Xi: Strong China-Eritrea ties part of keeping peace in Horn of Africa
By Joe Cash
BEIJING (Reuters) -Chinese President Xi Jinping said on Monday strong China-Eritrea relations were key to bolstering peace in the Horn of Africa region and pursuing mutually beneficial development, speaking at a meeting in Beijing with his Eritrean counterpart.
Eritrea has strategic importance for China given its location on the Red Sea, one of the world's key shipping corridors with access to both to the Suez Canal and Europe to the north and the Indian Ocean to the southeast.
Eritrea, a reclusive country that won independence from Ethiopia in 1993 after a long war, also shares a border with tiny Djibouti, where the Chinese military set up its first overseas naval base in 2017.
Xi, speaking to Eritrean President Isaias Afwerki in Beijing's Great Hall of the People after a guard of honour ceremony in Tiananmen Square, said China and Eritrea "share a deep bond of friendship (in) an uncertain and unstable world".
"A strong China-Eritrea relationship is not only in line with the common and long-term interests of both countries, but also for maintaining regional peace," Xi said.
Last year China named senior diplomat Xue Bing to a newly created post of special envoy for the Horn of Africa, a geopolitically sensitive, conflict-wracked region where Beijing has significant investments and, along with ally Russia, has been competing with Western powers for influence.
Isaias described how he first came to China for military training in 1967, a "momentous time, when China was at the apex of the Cultural Revolution, when bilateral ties between China and the former Soviet Union had disappeared ... and at a historical juncture, when China first tested the atomic bomb".
At a separate meeting earlier on Monday with Chinese Premier Li Qiang, Isaias praised what he called Chinese "contributions to transform the world order into a more just and fair relationship among peoples and nations".
Chinese state media earlier in the day quote Xi as saying Beijing "is willing to work with Eritrea to promote mutually beneficial cooperation and development.
"The Chinese side encourages and supports Chinese-funded enterprises to invest in Eritrea, and is willing to discuss strengthening infrastructure construction, cooperation in telecommunications, agriculture, mining, fisheries, and other fields," Chinese state television said.

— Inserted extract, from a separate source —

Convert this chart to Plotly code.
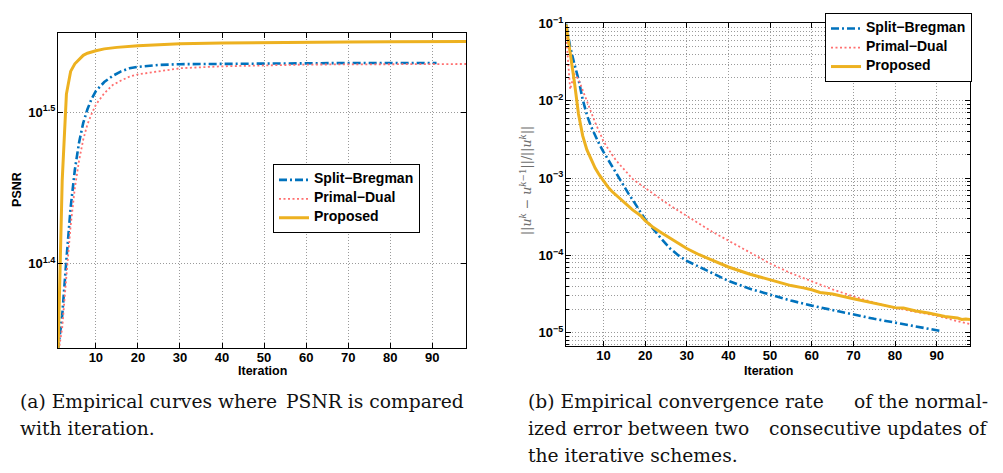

Western groups have accused Eritrea of myriad human rights abuses under Isaias' 30-year-old rule, including indefinite conscription of men and unmarried women into military or government service since a 1998-2000 border war with Ethiopia.
Officials in Asmara routinely deny such accusations.
In March, Eritrea's foreign ministry called a U.S. State Department ruling that its military had committed war crimes in a two-year conflict in Ethiopia's northern Tigray region "unsubstantiated and defamatory".